§ Task goal: Pictures stay out of this copy, which runs from the first line of the material through the line containing "c.fillText(chartTitle, 594, -12);".

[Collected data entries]
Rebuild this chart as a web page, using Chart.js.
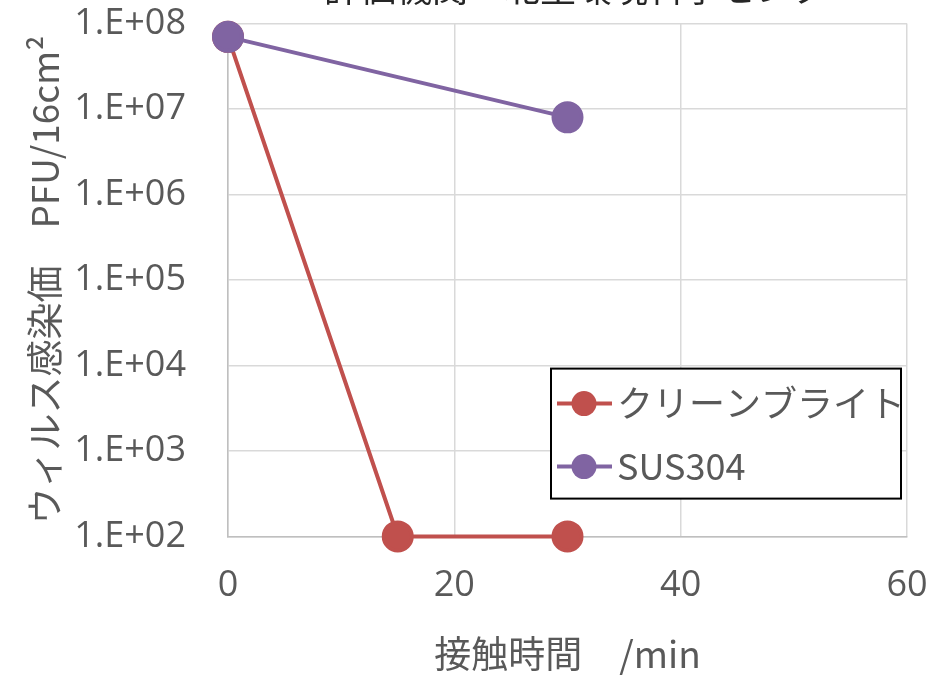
<!DOCTYPE html>
<html>
<head>
<meta charset="utf-8">
<script src="https://cdn.jsdelivr.net/npm/chart.js@4.4.0/dist/chart.umd.min.js"></script>
<style>
  html, body { margin: 0; padding: 0; background: #fff; }
  #wrap { width: 935px; height: 676px; position: relative; overflow: hidden; }
</style>
</head>
<body>
<div id="wrap"><canvas id="chart" width="935" height="676"></canvas></div>
<script>
// --- dati ---
const chartTitle = '評価機関：北里環境科学センター';
const seriesNames = ['クリーンブライト', 'SUS304'];
const seriesColors = ['#C0504D', '#8064A2'];
const cleanBrightTimes = [0, 15, 30];
const cleanBrightValues = [7e7, 100, 100];
const susTimes = [0, 30];
const susValues = [7e7, 8e6];
const yTickValues = [1e2, 1e3, 1e4, 1e5, 1e6, 1e7, 1e8];
const yTickLabels = ['1.E+02', '1.E+03', '1.E+04', '1.E+05', '1.E+06', '1.E+07', '1.E+08'];
const xTitle = '接触時間　/min';
const yTitle = 'ウィルス感染価　PFU/16cm²';

const textColor = '#595959';
const numFont = "'Open Sans', sans-serif";
const jpFont = "'Noto Sans CJK JP', sans-serif";

// titolo tagliato in alto + legenda dentro l'area del grafico
const overlayPlugin = {
  id: 'overlay',
  afterDraw(chart) {
    const c = chart.ctx;
    const area = chart.chartArea;
    c.save();
    // titolo (visibile solo la parte bassa)
    c.fillStyle = '#262626';
    c.font = '36px ' + jpFont;
    c.textAlign = 'center';
    c.textBaseline = 'middle';
    c.fillText(chartTitle, 594, -12);

    // legenda
    const bx = area.left + 323, by = area.top + 345;
    const bw = area.right - 6 - bx, bh = 130;
    c.fillStyle = '#fff';
    c.fillRect(bx, by, bw, bh);
    c.strokeStyle = '#000';
    c.lineWidth = 2;
    c.strokeRect(bx, by, bw, bh);
    chart.data.datasets.forEach((ds, i) => {
      const cy = by + 35 + i * 63;
      c.strokeStyle = ds.borderColor;
      c.lineWidth = 4;
      c.beginPath();
      c.moveTo(bx + 6, cy);
      c.lineTo(bx + 61, cy);
      c.stroke();
      c.fillStyle = ds.borderColor;
      c.beginPath();
      c.arc(bx + 33, cy, 12.5, 0, Math.PI * 2);
      c.fill();
      c.fillStyle = textColor;
      c.font = '36px ' + jpFont;
      c.textAlign = 'left';
      c.textBaseline = 'middle';
      c.fillText(ds.label, bx + 66, cy);
    });
    c.restore();
  }
};

const ctx = document.getElementById('chart').getContext('2d');
const myChart = new Chart(ctx, {
  type: 'line',
  data: {
    datasets: [{
      label: seriesNames[0],
      data: cleanBrightTimes.map((t, i) => ({ x: t, y: cleanBrightValues[i] })),
      borderColor: seriesColors[0],
      backgroundColor: seriesColors[0],
      borderWidth: 4,
      pointRadius: 14,
      pointHoverRadius: 14,
      clip: false,
      order: 2
    }, {
      label: seriesNames[1],
      data: susTimes.map((t, i) => ({ x: t, y: susValues[i] })),
      borderColor: seriesColors[1],
      backgroundColor: seriesColors[1],
      borderWidth: 4,
      pointRadius: 14,
      pointHoverRadius: 14,
      clip: false,
      order: 1
    }]
  },
  options: {
    responsive: false,
    animation: false,
    layout: { padding: { top: 1, right: 28, left: 0, bottom: 0 } },
    plugins: {
      legend: { display: false },
      title: { display: false },
      tooltip: { enabled: false }
    },
    scales: {
      x: {
        type: 'linear',
        min: 0,
        max: 60,
        grid: { color: '#d9d9d9', lineWidth: 1.5, drawTicks: true, tickLength: 26, tickColor: 'rgba(0,0,0,0)' },
        border: { color: '#bfbfbf', width: 1.5 },
        ticks: {
          stepSize: 20,
          padding: 2,
          color: textColor,
          font: { family: numFont, size: 36 }
        },
        title: {
          display: true,
          text: xTitle,
          color: textColor,
          font: { family: jpFont, size: 37 },
          padding: { top: 22, bottom: 0 }
        }
      },
      y: {
        type: 'logarithmic',
        min: 1e2,
        max: 1e8,
        grid: { color: '#d9d9d9', lineWidth: 1.5, drawTicks: true, tickLength: 40, tickColor: 'rgba(0,0,0,0)' },
        border: { color: '#bfbfbf', width: 1.5 },
        afterBuildTicks(scale) {
          scale.ticks = yTickValues.map(v => ({ value: v }));
        },
        afterFit(scale) {
          scale.width = 228;
        },
        ticks: {
          padding: 2,
          color: textColor,
          font: { family: numFont, size: 36 },
          callback: function(value) {
            const idx = yTickValues.indexOf(value);
            return idx >= 0 ? yTickLabels[idx] : '';
          }
        },
        title: {
          display: true,
          text: yTitle,
          color: textColor,
          font: { family: jpFont, size: 37 },
          padding: { top: 23, bottom: 0 }
        }
      }
    }
  },
  plugins: [overlayPlugin]
});
</script>
</body>
</html>
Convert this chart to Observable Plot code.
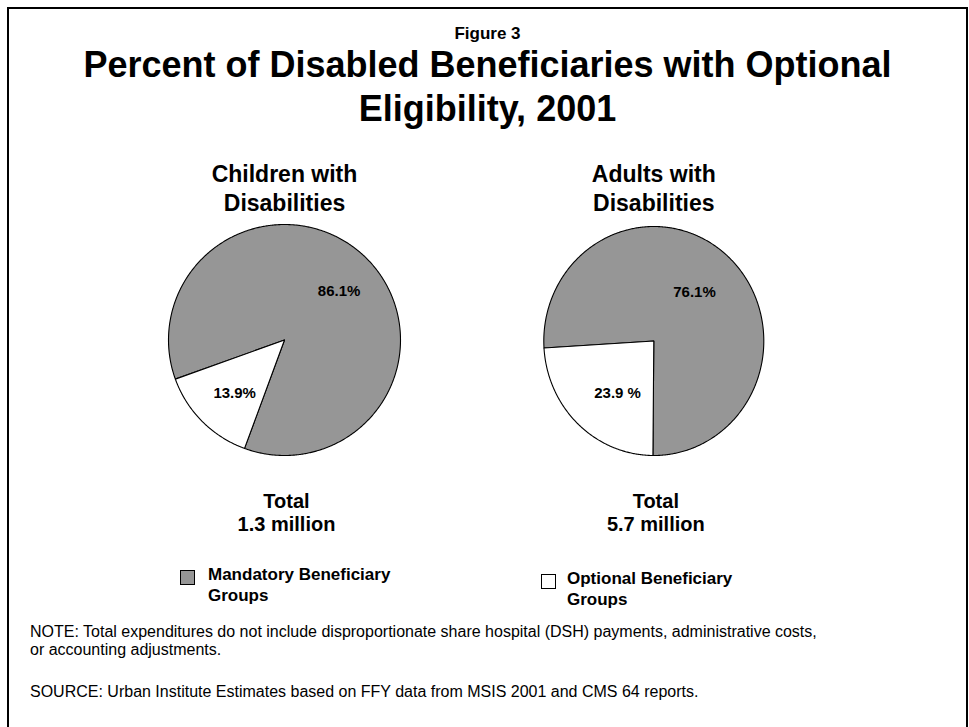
<!DOCTYPE html>
<html>
<head>
<meta charset="utf-8">
<script src="https://cdn.jsdelivr.net/npm/d3@7"></script>
<script src="https://cdn.jsdelivr.net/npm/@observablehq/plot@0.6"></script>
<style>
  html, body { margin: 0; padding: 0; background: #fff; }
  #page { position: relative; width: 969px; height: 727px; overflow: hidden;
          font-family: 'Liberation Sans', Arial, Helvetica, sans-serif; color: #000; background: #fff; }
  #frame { position: absolute; left: 7px; top: 7px; width: 961px; height: 800px;
           border: 2px solid #000; box-sizing: border-box; }
  .abs { position: absolute; white-space: nowrap; }
  #fig { left: 7px; width: 961px; top: 27.4px; text-align: center; font-size: 17px; line-height: 14px; height: 14px; font-weight: bold; }
  .tline { left: 7px; width: 961px; text-align: center; font-size: 36px; line-height: 28px; height: 28px; font-weight: bold; }
  .legbox { position: absolute; width: 15px; height: 15px; border: 1px solid #000; box-sizing: border-box; }
  .legtxt { position: absolute; font-size: 17px; line-height: 21px; font-weight: bold; white-space: nowrap; }
  .note { position: absolute; left: 30px; font-size: 16px; line-height: 18px; white-space: nowrap; }
  #chart { position: absolute; left: 0; top: 0; }
</style>
</head>
<body>
<div id="page">
  <div id="frame"></div>
  <div id="chart"></div>
</div>
<script>
// ---------------- data ----------------
const figureLabel = "Figure 3";
const titleLines = ["Percent of Disabled Beneficiaries with Optional", "Eligibility, 2001"];
const pieTitles = ["Children with\nDisabilities", "Adults with\nDisabilities"];
const totalLabels = ["Total\n1.3 million", "Total\n5.7 million"];
const categories = ["Mandatory Beneficiary Groups", "Optional Beneficiary Groups"];
const mandatoryShare = [86.1, 76.1];
const optionalShare = [13.9, 23.9];
const mandatoryLabels = ["86.1%", "76.1%"];
const optionalLabels = ["13.9%", "23.9 %"];
const noteLines = [
  "NOTE: Total expenditures do not include disproportionate share hospital (DSH) payments, administrative costs,",
  "or accounting adjustments."
];
const sourceLine = "SOURCE: Urban Institute Estimates based on FFY data from MSIS 2001 and CMS 64 reports.";

// ---------------- layout / style ----------------
const FONT = "'Liberation Sans', Arial, Helvetica, sans-serif";
const COLORS = ["#969696", "#ffffff"];
const PIES = [
  {cx: 284, cy: 339.5, rx: 116, ry: 115.5, start: 250.2,
   labelPos: [{r: 0.63, da: 3.2}, {r: 0.63, da: -2.2}]},
  {cx: 653.3, cy: 340.5, rx: 110, ry: 114.5, start: 266.5,
   labelPos: [{r: 0.563, da: -2.4}, {r: 0.561, da: -7.5}]}
];
const HEADING_BASELINE = 210;
const TOTAL_BASELINE = 530;
const TITLE_TOPS = [50.7, 94.7];

// ---------------- geometry from values ----------------
const slices = [];
const sliceLabels = [];
PIES.forEach((p, i) => {
  const arcs = d3.pie().sort(null)
    .startAngle(p.start * Math.PI / 180)
    .endAngle((p.start + 360) * Math.PI / 180)([mandatoryShare[i], optionalShare[i]]);
  arcs.forEach((a, j) => {
    const key = i + "-" + j;
    const category = categories[j];
    slices.push({key, category, x: p.cx, y: p.cy});
    const n = Math.ceil((a.endAngle - a.startAngle) / (Math.PI / 360));
    for (let k = 0; k <= n; k++) {
      const t = a.startAngle + (a.endAngle - a.startAngle) * k / n;
      slices.push({key, category, x: p.cx + p.rx * Math.sin(t), y: p.cy - p.ry * Math.cos(t)});
    }
    slices.push({key, category, x: p.cx, y: p.cy});
    const lp = p.labelPos[j];
    const mid = (a.startAngle + a.endAngle) / 2 + lp.da * Math.PI / 180;
    sliceLabels.push({
      text: j === 0 ? mandatoryLabels[i] : optionalLabels[i],
      x: p.cx + lp.r * p.rx * Math.sin(mid),
      y: p.cy - lp.r * p.ry * Math.cos(mid)
    });
  });
});

const chart = Plot.plot({
  width: 969,
  height: 727,
  margin: 0,
  x: {domain: [0, 969], range: [0, 969], axis: null},
  y: {domain: [0, 727], range: [0, 727], axis: null},
  color: {domain: categories, range: COLORS},
  style: {fontFamily: FONT, background: "transparent", color: "#000"},
  marks: [
    Plot.line(slices, {x: "x", y: "y", z: "key", fill: "category", stroke: "#000", strokeWidth: 1.1, strokeLinejoin: "round"}),
    Plot.text(sliceLabels, {x: "x", y: "y", text: "text", fontSize: 15, fontWeight: "bold", fill: "#000"}),
    Plot.text(pieTitles, {x: (d, i) => PIES[i].cx, y: () => HEADING_BASELINE, text: d => d,
      fontSize: 23, fontWeight: "bold", lineAnchor: "bottom", lineHeight: 1.22, fill: "#000"}),
    Plot.text(totalLabels, {x: (d, i) => PIES[i].cx + 2, y: () => TOTAL_BASELINE, text: d => d,
      fontSize: 20, fontWeight: "bold", lineAnchor: "bottom", lineHeight: 1.15, fill: "#000"})
  ]
});
document.getElementById("chart").appendChild(chart);

// ---------------- html text ----------------
const page = document.getElementById("page");
function add(html, cls, id, css) {
  const d = document.createElement("div");
  d.className = cls; if (id) d.id = id; d.innerHTML = html;
  if (css) Object.assign(d.style, css);
  page.appendChild(d);
  return d;
}
add(figureLabel, "abs", "fig");
titleLines.forEach((t, i) => add(t, "abs tline", null, {top: TITLE_TOPS[i] + "px"}));

const legendPos = [
  {box: {left: "180px", top: "570px"}, txt: {left: "208px", top: "563.6px"}},
  {box: {left: "541px", top: "574px"}, txt: {left: "567px", top: "567.6px"}}
];
categories.forEach((c, i) => {
  add("", "legbox", null, Object.assign({background: COLORS[i]}, legendPos[i].box));
  add(c.replace(" Groups", "<br>Groups"), "legtxt", null, legendPos[i].txt);
});
add(noteLines.join("<br>"), "note", null, {top: "622.5px"});
add(sourceLine, "note", null, {top: "682.5px"});
</script>
</body>
</html>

§ Exercise solution:
Rebuild this chart as a web page, using Chart.js.
<!DOCTYPE html>
<html>
<head>
<meta charset="utf-8">
<script src="https://cdn.jsdelivr.net/npm/chart.js@4.4.0/dist/chart.umd.min.js"></script>
<style>
  html, body { margin: 0; padding: 0; background: #fff; }
  #wrap { width: 935px; height: 676px; position: relative; overflow: hidden; }
</style>
</head>
<body>
<div id="wrap"><canvas id="chart" width="935" height="676"></canvas></div>
<script>
// --- dati ---
const chartTitle = '評価機関：北里環境科学センター';
const seriesNames = ['クリーンブライト', 'SUS304'];
const seriesColors = ['#C0504D', '#8064A2'];
const cleanBrightTimes = [0, 15, 30];
const cleanBrightValues = [7e7, 100, 100];
const susTimes = [0, 30];
const susValues = [7e7, 8e6];
const yTickValues = [1e2, 1e3, 1e4, 1e5, 1e6, 1e7, 1e8];
const yTickLabels = ['1.E+02', '1.E+03', '1.E+04', '1.E+05', '1.E+06', '1.E+07', '1.E+08'];
const xTitle = '接触時間　/min';
const yTitle = 'ウィルス感染価　PFU/16cm²';

const textColor = '#595959';
const numFont = "'Open Sans', sans-serif";
const jpFont = "'Noto Sans CJK JP', sans-serif";

// titolo tagliato in alto + legenda dentro l'area del grafico
const overlayPlugin = {
  id: 'overlay',
  afterDraw(chart) {
    const c = chart.ctx;
    const area = chart.chartArea;
    c.save();
    // titolo (visibile solo la parte bassa)
    c.fillStyle = '#262626';
    c.font = '36px ' + jpFont;
    c.textAlign = 'center';
    c.textBaseline = 'middle';
    c.fillText(chartTitle, 594, -12);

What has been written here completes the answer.